Nos expressions du visage ne seraient donc pas véritablement un miroir de ce qui se passe réellement à l'intérieur de nous. Il s'agit plutôt d'un signal que nous envoyons concernant ce que nous espérons qu'il se passe par la suite. Un visage contrarié et des expressions de dégoût dans le cadre d'une conversation peut ainsi indiquer que vous n'êtes pas satisfaits avec la tournure des débats et que vous souhaitez en réalité qu'elle prenne une différente tournure. 
L'idée selon laquelle les émotions sont fondamentales, instinctives et exprimée à travers nos expressions du visage sont profondément ancrées dans la culture occidentale. Dans les années 1960s et 1970, la recherche scientifique a soutenu l'idée selon laquelle un florilège d'émotions de base pouvait être compris de manière universelle à travers les expressions du visage. 
Dans différents pays à travers la planète, le chercheur Paul Ekman a demandé à différentes personnes de lier des photographies (représentant clairement des expressions faciales) avec des émotions et un cadre émotionnel bien précis. Ses travaux indiquaient que certaines expressions et leurs sentiments correspondants étaient bien reconnus par des populations du monde entier. La joie, la peur, la tristesse, la colère, la surprise ou bien encore le dégoût étaient concernés. Les conclusions de Paul Ekman ont eu une influence considérable sur la société. 

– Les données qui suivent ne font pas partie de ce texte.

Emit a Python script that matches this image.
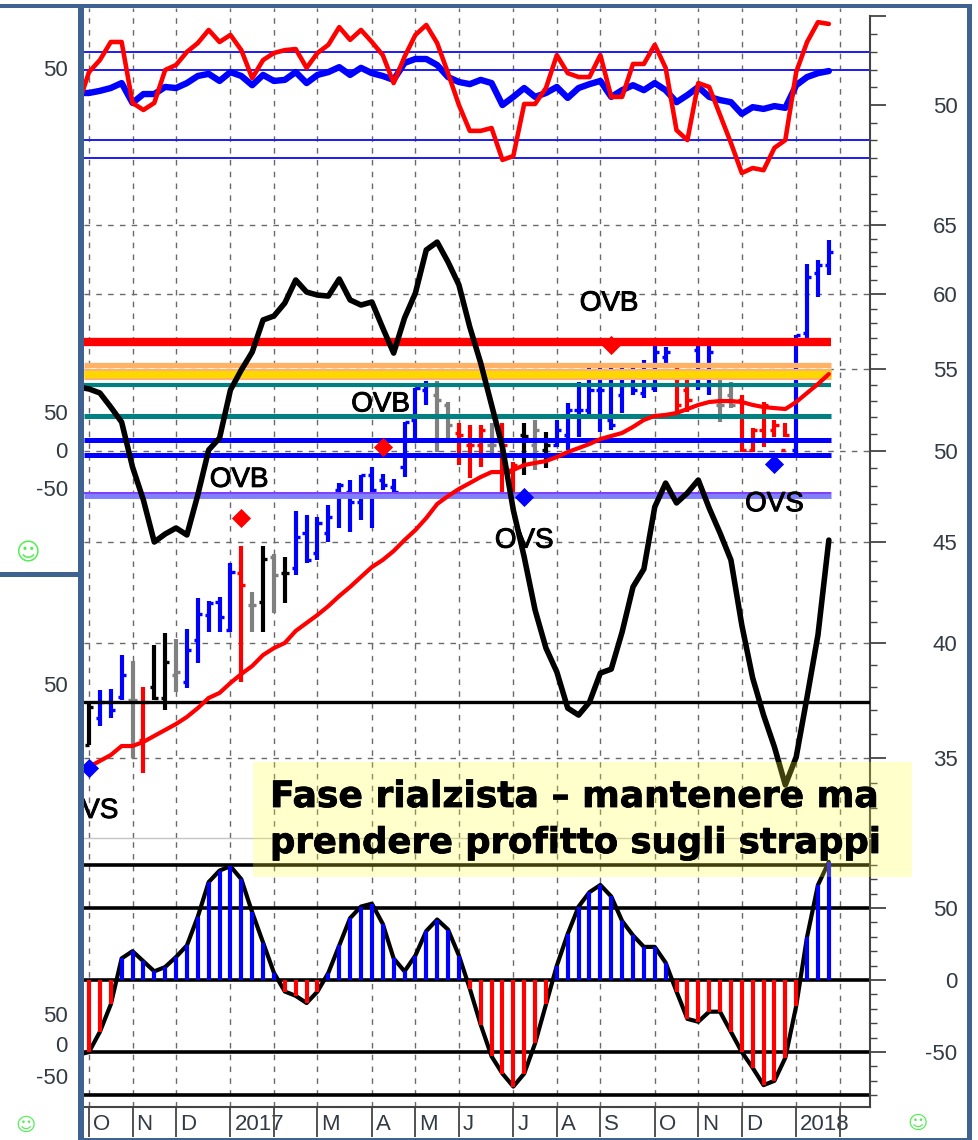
import numpy as np, seaborn as sns, matplotlib
matplotlib.use('Agg')
import matplotlib.pyplot as plt
import matplotlib.patheffects as pe
from matplotlib.patches import Rectangle
from matplotlib.ticker import FixedLocator, NullFormatter
from matplotlib.transforms import ScaledTranslation

W, H = 979, 1140

# ---- data -----------------------------------------------------------------
month_weeks = [0, 4, 8, 13, 17, 21, 26, 30, 34, 39, 43, 47, 52, 56, 60, 65, 69]
month_labels = ['O', 'N', 'D', '2017', '', 'M', 'A', 'M', 'J', 'J', 'A', 'S', 'O', 'N', 'D', '2018', '']

rsi_fast = [50.0,59.3,62.7,67.8,67.8,50.6,48.6,50.6,59.9,61.3,65.0,67.5,71.2,67.8,69.8,65.5,57.6,
            62.7,64.7,65.5,65.8,60.5,64.7,67.0,72.0,68.4,71.2,67.8,64.1,56.2,63.6,69.8,72.6,67.5,
            59.0,50.0,42.7,42.7,43.5,34.5,35.6,50.3,50.3,54.8,64.1,59.0,57.9,57.9,64.1,52.3,52.3,
            61.6,61.6,67.0,60.5,42.9,40.1,56.2,55.1,47.2,39.3,30.8,32.2,31.6,37.9,40.1,59.3,67.8,
            73.4,72.9]
rsi_slow = [53.4,53.4,54.0,54.8,56.2,50.6,53.1,53.1,55.1,54.8,56.2,58.2,58.8,56.8,59.3,58.2,55.6,
            58.5,56.8,57.1,59.3,56.2,58.5,59.3,60.7,58.5,60.5,59.0,58.2,57.1,61.9,63.0,63.0,61.3,
            57.9,56.5,55.9,57.1,56.2,50.0,52.3,54.8,52.3,53.4,55.1,52.0,54.8,55.9,56.8,52.3,54.2,
            55.6,54.2,56.2,54.2,50.8,52.8,55.1,52.3,51.4,50.8,47.5,49.4,48.9,49.7,49.2,55.6,57.9,
            59.0,59.6]
rsi_levels = [65, 60, 40, 35]

osc_curve = [53.86,53.74,53.49,52.62,51.71,49.08,47.23,44.98,45.40,45.72,45.35,47.51,50.06,50.76,53.68,54.94,56.10,
             58.23,58.50,59.39,61.00,60.15,59.94,59.87,61.07,59.60,59.25,59.46,57.69,56.03,58.36,60.08,63.17,63.75,
             62.29,60.65,57.75,55.39,52.75,50.23,46.68,44.20,41.56,39.76,38.67,37.08,36.78,37.34,38.62,38.80,40.51,
             42.69,43.59,46.85,48.17,47.07,47.62,48.34,46.79,45.45,44.05,40.84,38.40,36.78,35.44,33.91,35.03,37.56,
             40.37,45.08]
moving_avg = [34.42,34.63,34.87,35.11,35.48,35.48,35.65,35.90,36.15,36.40,36.70,37.08,37.52,37.74,38.18,38.58,38.94,
              39.44,39.76,40.00,40.56,40.94,41.32,41.75,42.24,42.69,43.19,43.69,44.05,44.51,45.08,45.61,46.25,47.01,
              47.45,47.84,48.17,48.51,48.79,48.79,48.91,49.19,49.31,49.42,49.65,49.94,50.17,50.41,50.70,50.88,51.06,
              51.42,51.84,52.08,52.14,52.26,52.50,52.75,52.93,52.99,52.99,52.93,52.75,52.62,52.56,52.50,52.93,53.49,
              54.05,54.68]
price_high = [37.34,37.87,37.91,39.44,39.17,38.00,39.90,40.46,40.18,40.65,42.14,42.00,42.19,43.89,44.77,42.44,44.77,
              44.36,44.20,46.63,46.41,46.31,46.96,48.17,48.34,48.62,49.08,48.68,48.40,51.71,53.80,54.24,54.24,52.93,
              51.65,51.53,51.53,51.65,51.65,49.36,51.65,51.84,51.12,51.84,52.87,54.18,55.07,55.07,55.07,55.13,55.39,
              55.58,56.56,56.43,55.13,54.30,56.69,56.56,54.30,54.18,53.36,51.36,52.93,51.84,51.65,57.22,62.15,62.44,
              63.90]
price_low = [35.52,36.32,36.66,37.43,34.99,34.38,37.43,37.00,37.78,37.96,39.08,40.51,40.51,40.51,38.22,40.51,40.51,
             41.42,41.90,43.29,43.89,44.05,44.98,45.72,45.51,46.15,45.72,47.78,47.67,48.51,50.53,52.75,49.94,50.47,
             49.19,48.45,49.08,49.65,47.62,47.62,48.62,48.91,49.02,50.23,50.06,50.82,52.14,51.12,51.24,52.26,53.36,
             53.18,53.55,55.13,52.26,52.32,53.68,53.36,51.71,52.56,49.94,49.94,50.23,50.82,50.82,49.88,57.02,59.81,
             61.35]
price_open = [35.52,36.66,37.34,37.56,37.43,35.73,38.00,37.52,38.53,38.22,40.14,41.32,41.95,40.60,43.39,41.80,41.95,
              44.20,43.39,43.64,45.45,44.41,45.45,47.78,47.67,47.12,48.62,48.34,47.95,49.08,51.84,53.68,53.36,52.75,
              51.06,50.35,50.35,50.35,50.64,48.79,50.94,50.35,50.06,50.35,50.94,52.44,52.44,53.68,51.84,53.36,53.99,
              53.49,53.80,55.77,54.81,53.68,56.23,53.99,52.75,53.36,53.05,50.06,51.24,51.24,50.06,50.06,57.35,61.50,
              62.07]
price_close = [37.13,37.34,37.00,38.53,37.43,37.34,37.52,39.12,38.67,39.67,41.37,41.90,41.22,43.44,42.79,41.80,44.10,
               43.29,43.39,45.24,44.05,45.98,46.31,48.06,47.12,48.62,47.78,48.06,47.67,51.71,53.80,53.99,53.05,51.53,
               50.94,50.35,51.24,50.35,50.35,49.19,50.88,51.24,50.35,51.24,52.44,52.44,53.68,53.68,51.53,53.99,53.68,
               53.99,56.10,56.10,52.75,53.05,53.99,56.10,52.75,52.75,50.06,51.24,52.75,51.53,50.94,57.22,61.21,62.07,
               63.02]
bar_kinds = list('kbbbgrkkgbbbbbrgkgkbbbbbbbbbbbbbggrrrgrrkgkbbbbbbbbbbbrrbbggrrrrrbbbb')

level_values = [56.76, 55.26, 54.68, 53.99, 52.05, 50.64, 49.74, 47.48]
level_colors = ['#FF0000', '#FFB266', '#FFB266', '#008080', '#008080', '#0000FF', '#0000FF', '#8080FF']
ref_level = 37.34
ovb_weeks, ovb_values = [14, 27, 48], [46.25, 50.23, 56.56]
ovs_weeks, ovs_values = [0, 40, 63], [34.58, 47.40, 49.25]
note_lines = ['Fase rialzista – mantenere ma', 'prendere profitto sugli strappi']

momentum = [-52,-50,-36,-17,15,20,13,6,9,16,24,44,68,76,79,70,47,26,5,-8,-11,-16,-8,5,24,43,51,53,39,15,6,17,34,42,35,17,
            -6,-31,-53,-65,-74,-65,-44,-17,10,32,51,61,66,58,41,31,23,23,12,-8,-27,-29,-22,-22,-36,-50,-61,-73,-70,-54,-18,
            30,66,82]
momentum_levels = [80, 50, 0, -50, -80]

weeks_line = np.arange(-1, 69)
weeks_bar = np.arange(0, 69)

# ---- figure ---------------------------------------------------------------
sns.set_theme(style='white')
plt.rcParams['font.family'] = ['Liberation Sans', 'DejaVu Sans']

fig = plt.figure(figsize=(W / 100, H / 100), dpi=100, facecolor='white')
L, R = 84, 870
def axes_px(top, bottom):
    return fig.add_axes([L / W, 1 - bottom / H, (R - L) / W, (bottom - top) / H])
ax_top = axes_px(8, 224)
ax_main = axes_px(224, 838)
ax_bot = axes_px(838, 1107)

x0, x1 = (L - 89) / 10.88, (R - 89) / 10.88
GRID = dict(color='#6a6a6a', lw=1.0, ls=(0, (4, 4.5)))
TXT = '#333a44'
SP = '#444444'
for ax in (ax_top, ax_main, ax_bot):
    ax.set_facecolor('none')
    ax.set_xlim(x0, x1)
    ax.set_xticks(month_weeks)
    ax.grid(axis='x', **GRID)
    ax.set_axisbelow(True)
    for s in ('left', 'top', 'bottom'):
        ax.spines[s].set_visible(False)
    ax.spines['right'].set_color(SP)
    ax.spines['right'].set_linewidth(1.5)
    ax.yaxis.tick_right()
    ax.tick_params(axis='y', which='major', length=11.5, width=1.3, color=SP, pad=51.5,
                   labelsize=16, labelcolor=TXT, right=True, left=False)
    ax.tick_params(axis='y', which='minor', length=5, width=1.0, color=SP, right=True, left=False)
    ax.set_xlabel(''); ax.set_ylabel('')

def set_y(ax, majors, labels, minors):
    ax.yaxis.set_major_locator(FixedLocator(majors))
    ax.set_yticklabels(labels)
    ax.yaxis.set_minor_locator(FixedLocator(minors))
    ax.yaxis.set_minor_formatter(NullFormatter())
    for t in ax.yaxis.get_major_ticks():
        t.label2.set_ha('right')

# top panel
ax_top.set_ylim(16.4, 77.4)
ax_top.spines['right'].set_bounds(16.4, 75)
for lv in rsi_levels:
    ax_top.axhline(lv, color='#1a1aff', lw=1.4, zorder=1)
sns.lineplot(x=weeks_line, y=rsi_slow, ax=ax_top, color='#0000FF', lw=4.6, estimator=None, zorder=3)
sns.lineplot(x=weeks_line, y=rsi_fast, ax=ax_top, color='#FF0000', lw=3.3, estimator=None, zorder=4)
ax_top.set_xticklabels([]); ax_top.tick_params(axis='x', length=0)
set_y(ax_top, [75, 50], ['', '50'], [70, 65, 60, 55, 45, 40, 35, 30, 25, 20])

# main panel
ax_main.set_yscale('log')
ax_main.set_ylim(50 * np.exp((451 - 838) / 860), 50 * np.exp((451 - 224) / 860))
ax_main.grid(axis='y', which='major', **GRID)
ax_main.grid(axis='y', which='minor', visible=False)
ax_main.set_xticklabels([]); ax_main.tick_params(axis='x', length=0)
set_y(ax_main, [35, 40, 45, 50, 55, 60, 65], ['35', '40', '45', '50', '55', '60', '65'],
      [v for v in range(32, 65) if v % 5])
ax_main.tick_params(axis='y', which='minor', labelright=False)

palette = {'b': '#0000FF', 'k': '#000000', 'g': '#808080', 'r': '#FF0000'}
bar_cols = [palette[k] for k in bar_kinds]
ax_main.vlines(weeks_bar, price_low, price_high, colors=bar_cols, lw=3.0, zorder=2)
ax_main.hlines(price_open, weeks_bar - 0.38, weeks_bar, colors=bar_cols, lw=2.4, zorder=2)
ax_main.hlines(price_close, weeks_bar, weeks_bar + 0.38, colors=bar_cols, lw=2.4, zorder=2)

widths = [6.0, 3.8, 8.0, 3.0, 3.6, 3.6, 3.6, 5.0]
for v, c, w in zip(level_values, level_colors, widths):
    ax_main.hlines(v, x0, 68.2, colors=c, lw=w, zorder=3)
ax_main.hlines(level_values[2], x0, 68.2, colors='#FFD700', lw=5.0, zorder=3)
ax_main.hlines(47.62, x0, 68.2, colors='#8040FF', lw=1.4, zorder=3)
ax_main.axhline(ref_level, color='black', lw=2.4, zorder=3)

sns.lineplot(x=weeks_line, y=moving_avg, ax=ax_main, color='#FF0000', lw=3.0, estimator=None, zorder=4)
sns.lineplot(x=weeks_line, y=osc_curve, ax=ax_main, color='#000000', lw=4.0, estimator=None, zorder=5)
sns.scatterplot(x=ovb_weeks, y=ovb_values, ax=ax_main, marker='D', s=95, color='#FF0000', linewidth=0, zorder=6)
sns.scatterplot(x=ovs_weeks, y=ovs_values, ax=ax_main, marker='D', s=95, color='#0000FF', linewidth=0, zorder=6)
label_font = dict(fontsize=20, color='black', ha='center', va='center', zorder=7, clip_on=True,
                  path_effects=[pe.withStroke(linewidth=0.7, foreground='black')])
def lab(week, value, s):
    ax_main.text(week, value, s, **label_font)
lab(13.8, 48.35, 'OVB'); lab(26.8, 52.78, 'OVB'); lab(47.8, 59.35, 'OVB')
lab(40, 45.05, 'OVS'); lab(63, 47.0, 'OVS'); lab(0, 32.9, 'OVS')

# bottom panel
ax_bot.set_ylim((980 - 1107) / 1.44, (980 - 838) / 1.44)
ax_bot.spines['bottom'].set_visible(True)
ax_bot.spines['bottom'].set_color(SP)
ax_bot.spines['bottom'].set_linewidth(1.5)
ax_bot.spines['top'].set_visible(True)
ax_bot.spines['top'].set_color('#c4c4c4')
ax_bot.spines['top'].set_linewidth(1.0)
for lv in momentum_levels:
    ax_bot.axhline(lv, color='black', lw=2.6, zorder=1)
sns.lineplot(x=weeks_line, y=momentum, ax=ax_bot, color='black', lw=3.0, estimator=None, zorder=2)
mom = np.array(momentum[1:], float)
ax_bot.vlines(weeks_bar, 0, mom, colors=['#0000FF' if m > 0 else '#FF0000' for m in mom], lw=3.0, zorder=3)
set_y(ax_bot, [50, 0, -50], ['50', '0', '-50'], [v for v in range(-80, 81, 10) if v % 50])
ax_bot.set_xticklabels(month_labels, fontsize=16, color=TXT, ha='left')
ax_bot.tick_params(axis='x', length=21.6, width=1.3, color=SP, pad=-16.5, bottom=True)
shift = ScaledTranslation(4 / 100, 0, fig.dpi_scale_trans)
for t in ax_bot.get_xticklabels():
    t.set_transform(t.get_transform() + shift)

# overlay: frame, note box, left scale numbers
ov = fig.add_axes([0, 0, 1, 1], zorder=10)
ov.set_xlim(0, W); ov.set_ylim(H, 0); ov.axis('off'); ov.patch.set_alpha(0)
FR = '#3F6390'
for (x, y, w, h) in [(0, 4, 972, 3.5), (78, 5, 6, 1134), (0, 572, 78, 5), (967.5, 4, 4.5, 1135), (78, 1137.5, 894, 2)]:
    ov.add_patch(Rectangle((x, y), w, h, fc=FR, ec='none', zorder=1))
ov.add_patch(Rectangle((253, 762), 659, 115, fc='#FFFF34', ec='none', alpha=0.25, zorder=2))
for s, y, fs in zip(note_lines, [797, 843], [26.0, 25.5]):
    ov.text(270, y, s, fontsize=fs, fontweight='bold', family='DejaVu Sans', color='black',
            va='center', ha='left', zorder=3,
            path_effects=[pe.withStroke(linewidth=0.6, foreground='black')])
for s, x, y in [('50', 68, 71), ('50', 68, 415), ('0', 68, 452), ('-50', 68, 490), ('50', 68, 686),
                ('50', 68, 1017), ('0', 68, 1047), ('-50', 68, 1079)]:
    ov.text(x, y, s, fontsize=16, color=TXT, ha='right', va='center', zorder=3)
for x, y, fs in [(27, 553, 17), (26, 1125, 14), (918, 1123, 14)]:
    ov.text(x, y, '\u263A', fontsize=fs, color='#55EE55', ha='center', va='center',
            family='DejaVu Sans', zorder=3)

fig.savefig('out.png', dpi=100)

Une nouvelle étude remet en cause les deux principaux piliers de la théorie sur les émotions (l'universalité des émotions et leur interprétation commune d'une part, la croyance selon laquelle les expressions du visage sont des relais fiables de nos émotions). 
Les récentes études de Carlos Crivelli menées auprès de la population des Iles Trobriand, chez les Himbas en Namibie, avec les Hadzas en Tanzanie et auprès des Mwanis au Mozambique démontrent des différences nettes d'interprétation des sentiments et des émotions liées aux expressions du visage par rapport aux interprétations du monde occidental. Les chercheurs n'ont donc pas pu démontrer que ce qui se cache derrière une expression du visage est compris de manière innée ou universelle. Ils ont découvert que seulement une minorité de visages reflétait réellement les véritables émotions. Même lorsque nos expressions faciales sont interprétées par les autres, avec une émotion clairement indentifiable, ces traits du visage peuvent laisser transparaître une émotion que nous ne ressentons pas réellement.    
Même si nos expressions et nos mimiques ne reflètent pas à 100% nos véritables sentiments et nos émotions profondes, cela a en revanche des conséquences énormes. Dévoiler nos émotions internes aux autres pourrait nous placer dans une situation désavantageuse. 
Ces découvertes pourraient influencer à l'avenir les recherches et le développement de l'intelligence artificielle. Les réactions des robots face à nos émotions pourraient effectivement fortement fluctuer. 
Cette nouvelle étude permettrait également d'interpréter les interactions sociales. Nous pourrions être en mesure de mieux communiquer si nous étions capables de ne pas calquer une émotion avec les expressions du visage de notre interlocuteur. La grimace d'un proche pourrait en fait indiquer qu'il souhaiterait vous faire partager le même avis que lui. Un rire nerveux peut souligner le fait que l'on ne prête pas suffisamment attention à la conversation ou indiquer une forme d'hostilité.  
Carlos Crivelli estime que nos expressions du visage nous permettent d'agir comme des marionnettistes. Ces traits particuliers du visage seraient "des câbles ou des cordes invisibles que nous utilisons afin de tenter de manipuler les autres".  
Ces nouvelles études et ces conclusions tendent donc à démontrer que nous sommes des créatures sociales.